Parker’s $47,856 in grant money will be used to support graduate student training, data collection via observation and qualitative interviews, and open-coded thematic analysis. Located within the interpretivist tradition of qualitative research, Parker’s investigation conducts a collective case study focusing on classrooms from two Ontario secondary schools located in the Greater Toronto Area.
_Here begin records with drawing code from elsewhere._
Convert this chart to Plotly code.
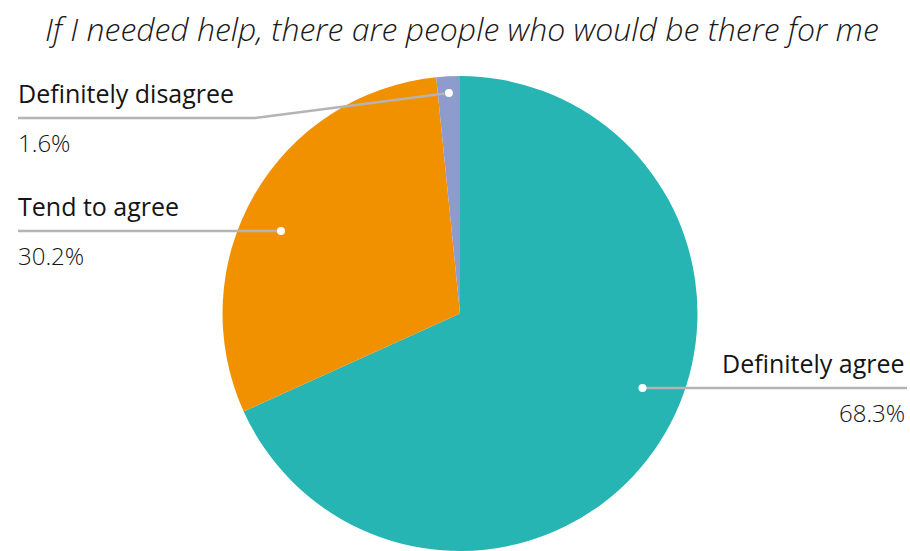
import math
import plotly.graph_objects as go

# Survey responses
categories = ["Definitely agree", "Tend to agree", "Definitely disagree"]
shares = [68.3, 30.2, 1.6]
share_labels = ["68.3%", "30.2%", "1.6%"]
colors = ["#26B5B3", "#F29100", "#8E9BCD"]
title_text = "If I needed help, there are people who would be there for me"

W, H = 910, 551
FONT = "Open Sans, Noto Sans, sans-serif"
INK = "#141414"
LEADER = "#b4b4b4"

# Pie placement (paper domain) and the resulting pixel geometry
dom_x = [10 / W, 1.0]
dom_y = [0.0, 0.862]
cx = W * (dom_x[0] + dom_x[1]) / 2
cy = H * (1 - (dom_y[0] + dom_y[1]) / 2)
radius = min(W * (dom_x[1] - dom_x[0]), H * (dom_y[1] - dom_y[0])) / 2


def px(x):
    return x / W


def py(y):
    return 1 - y / H


total = sum(shares)
mids = []
acc = 0.0
for v in shares:
    mids.append((acc + v / 2) / total * 360)
    acc += v


def polar(angle_deg, r):
    a = math.radians(angle_deg)
    return cx + r * math.sin(a), cy - r * math.cos(a)


fig = go.Figure(
    go.Pie(
        labels=categories,
        values=shares,
        marker=dict(colors=colors, line=dict(width=0)),
        sort=False,
        direction="clockwise",
        rotation=0,
        textinfo="none",
        hoverinfo="label+percent",
        domain=dict(x=dom_x, y=dom_y),
        showlegend=False,
    )
)

shapes = []
annotations = []


def add_texts(idx, x, ly, anchor):
    annotations.append(dict(text=categories[idx], x=px(x), y=py(ly - 25),
                            xref="paper", yref="paper", xanchor=anchor, yanchor="middle",
                            showarrow=False, font=dict(family=FONT, size=25, color=INK)))
    annotations.append(dict(text=share_labels[idx], x=px(x), y=py(ly + 24.5),
                            xref="paper", yref="paper", xanchor=anchor, yanchor="middle",
                            showarrow=False,
                            font=dict(family=FONT, size=24, color=INK, weight=300)))


def add_dot(x, y):
    shapes.append(dict(type="circle", xref="paper", yref="paper",
                       x0=px(x - 4), y0=py(y - 4), x1=px(x + 4), y1=py(y + 4),
                       fillcolor="white", line=dict(width=0)))


# Label rows: (slice index, leader y in px, side)
rows = [(0, 388, "right"), (1, 231, "left")]
for idx, ly, side in rows:
    r_dot = 0.83 * radius
    dy = ly - cy
    dx = math.sqrt(max(r_dot ** 2 - dy ** 2, 0))
    dot_x = cx + dx if side == "right" else cx - dx
    end_x = 907 if side == "right" else 18
    shapes.append(dict(type="line", xref="paper", yref="paper",
                       x0=px(dot_x), y0=py(ly), x1=px(end_x), y1=py(ly),
                       line=dict(color=LEADER, width=2.5)))
    add_dot(dot_x, ly)
    add_texts(idx, end_x if side == "right" else end_x - 2, ly, side)

# Thin slice: dot inside the wedge, bent leader out to the left
idx = 2
dot_x, dot_y = polar(mids[idx], 0.93 * radius)
ly = 118
elbow_x = 255
shapes.append(dict(type="path", xref="paper", yref="paper",
                   path=f"M {px(dot_x)},{py(dot_y)} L {px(elbow_x)},{py(ly)} L {px(18)},{py(ly)}",
                   line=dict(color=LEADER, width=2.5)))
add_dot(dot_x, dot_y)
add_texts(idx, 16, ly, "left")

# Title
annotations.append(dict(text=f"<i>{title_text}</i>", x=px(462), y=py(28),
                        xref="paper", yref="paper", xanchor="center", yanchor="middle",
                        showarrow=False,
                        font=dict(family=FONT, size=32, color="#1a1a1a", weight=300)))

fig.update_layout(
    width=W,
    height=H,
    margin=dict(l=0, r=0, t=0, b=0),
    paper_bgcolor="white",
    plot_bgcolor="white",
    shapes=shapes,
    annotations=annotations,
)

fig.write_html("out.html")
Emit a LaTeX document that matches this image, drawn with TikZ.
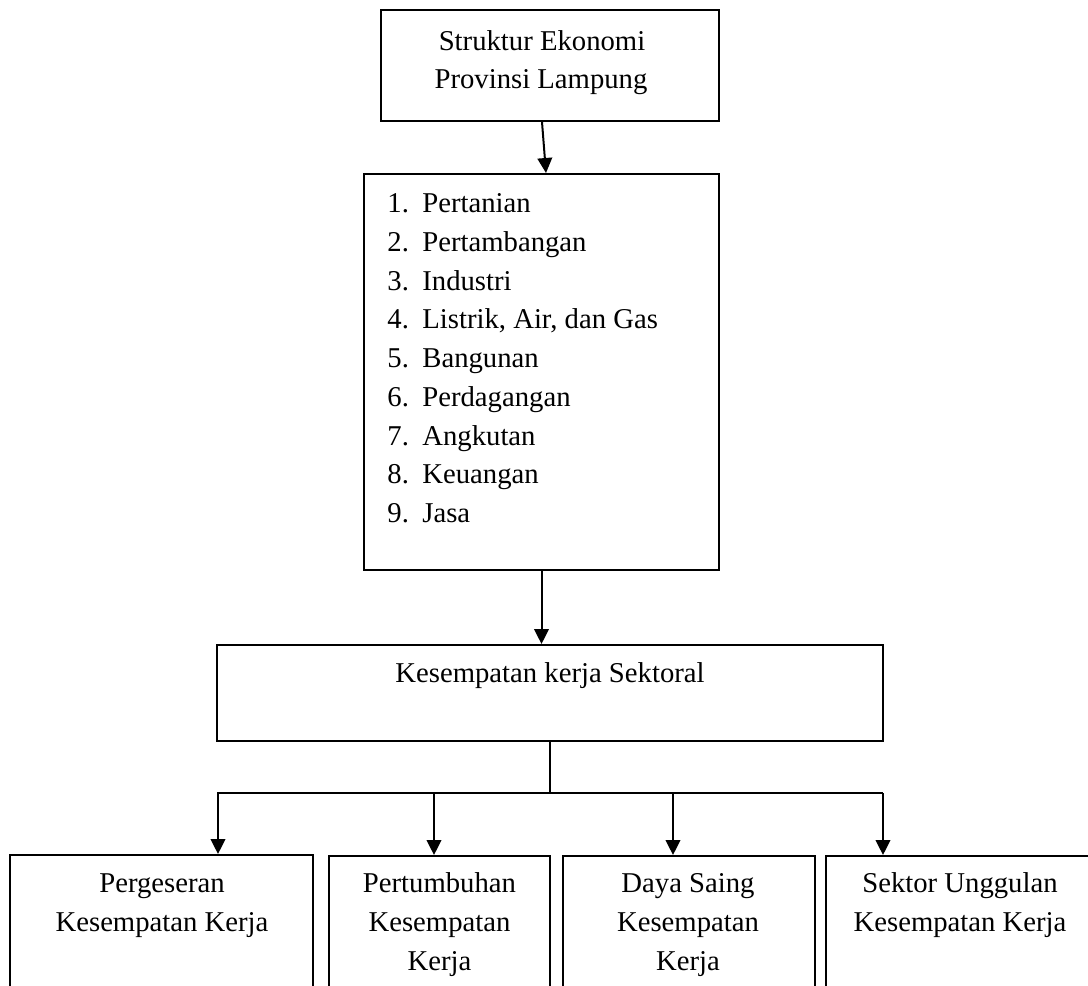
\documentclass[tikz,border=0pt]{standalone}
\usepackage{fontspec}
\setmainfont{Liberation Serif}
\usetikzlibrary{arrows.meta,calc}
\begin{document}
\begin{tikzpicture}[x=0.5pt,y=-0.5pt,
  box/.style={draw,line width=1pt,rectangle,inner sep=0pt},
  txt/.style={inner sep=0pt,font=\fontsize{14.35pt}{19.35pt}\selectfont},
  conn/.style={line width=1pt},
  arr/.style={line width=1pt,-{Triangle[length=7.5pt,width=7.3pt]}}]
\useasboundingbox (0,0) rectangle (1088,986);
\clip (0,0) rectangle (1088,986);
% boxes
\node[box,minimum width=169pt,minimum height=55.5pt] (top) at (550,65.5) {};
\node[box,minimum width=177.5pt,minimum height=198pt] (list) at (541.5,372) {};
\node[box,minimum width=333pt,minimum height=48pt] (sek) at (550,693) {};
\node[box,minimum width=151.5pt,minimum height=72.5pt] (b1) at (161.5,927.5) {};
\node[box,minimum width=110.5pt,minimum height=72.5pt] (b2) at (439.5,928.5) {};
\node[box,minimum width=126pt,minimum height=72.5pt] (b3) at (689,928.5) {};
\node[box,minimum width=137pt,minimum height=72.5pt] (b4) at (963,928.5) {};
% top text
\node[txt,anchor=base] (t1) at (542,50.5) {Struktur Ekonomi};
\node[txt,anchor=base] (t2) at (541,88) {Provinsi Lampung};
% list
\foreach \i/\s in {1/Pertanian,2/Pertambangan,3/Industri,4/{Listrik, Air, dan Gas},5/Bangunan,6/Perdagangan,7/Angkutan,8/Keuangan,9/Jasa}{
  \node[txt,anchor=base west] (l\i) at (387,{212.5+38.75*(\i-1)}) {\makebox[17.5pt][l]{\i.}\s};
}
% sektoral text
\node[txt,anchor=base] (st) at (550,682.5) {Kesempatan kerja Sektoral};
% bottom texts
\node[txt,anchor=base] (p1) at (162,892.5) {Pergeseran};
\node[txt,anchor=base] (p2) at (162,931.5) {Kesempatan Kerja};
\node[txt,anchor=base] (q1) at (439.5,892.5) {Pertumbuhan};
\node[txt,anchor=base] (q2) at (439.5,931.5) {Kesempatan};
\node[txt,anchor=base] (q3) at (439.5,970) {Kerja};
\node[txt,anchor=base] (r1) at (688,892.5) {Daya Saing};
\node[txt,anchor=base] (r2) at (688,931.5) {Kesempatan};
\node[txt,anchor=base] (r3) at (688,970) {Kerja};
\node[txt,anchor=base] (s1) at (960,892.5) {Sektor Unggulan};
\node[txt,anchor=base] (s2) at (960,931.5) {Kesempatan Kerja};
% connectors
\draw[arr] ($(top.south)+(-8,0)$) -- ($(list.north)+(4.5,0)$);
\draw[arr] (list.south) -- (list.south |- sek.north);
\coordinate (hm) at (550,793);
\coordinate (hl) at (217,793);
\coordinate (hr) at (883,793);
\coordinate (h1) at (218,793);
\coordinate (h2) at (434,793);
\coordinate (h3) at (673,793);
\coordinate (h4) at (883,793);
\draw[conn] (sek.south) -- (hm);
\draw[conn] (hl) -- (hr);
\draw[arr] (h1) -- (h1 |- b1.north);
\draw[arr] (h2) -- (h2 |- b2.north);
\draw[arr] (h3) -- (h3 |- b3.north);
\draw[arr] (h4) -- (h4 |- b4.north);
\end{tikzpicture}
\end{document}
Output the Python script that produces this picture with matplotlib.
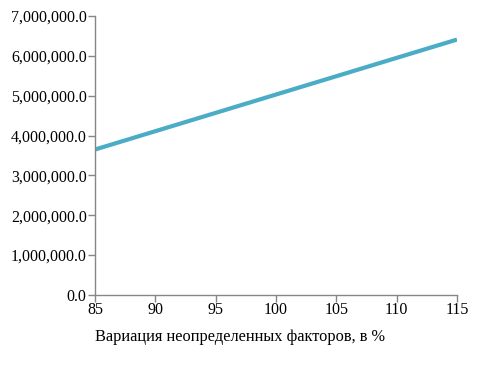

The study is to begin with data collection and employ a combination of in-class observations, surveys and qualitative interviews with students and teachers.

“My goal is not only to contribute to the literature on how digital literacies are integrated into the classroom, but also to the broader theoretical discussion of the relationship between education and democracy,” Parker said. “I hope the study will invite further research in the area; more specifically, I am optimistic that this research will help shine a light on opportunities for a renewed and responsive literacies curriculum and pedagogy.”

One driving objective of Parker’s research aims to enable scholarly insights into the evolving post-truth era, extending with it the potential to redefine how people consume information and make decisions, which, by consequence, has further ramifications for democracy. One of her specific research objectives is to better understand how students are engaging with information in order to become more pedagogically responsive.

“I would like to advocate for literacy education that emphasizes broad and inclusive ways of making meaning, as well as critical inquiry,” Parker said. “I aim to construct literacy education not as a set of skills tending towards mastery, but as a complex and ongoing process that leads us closer to social responsibility and justice.”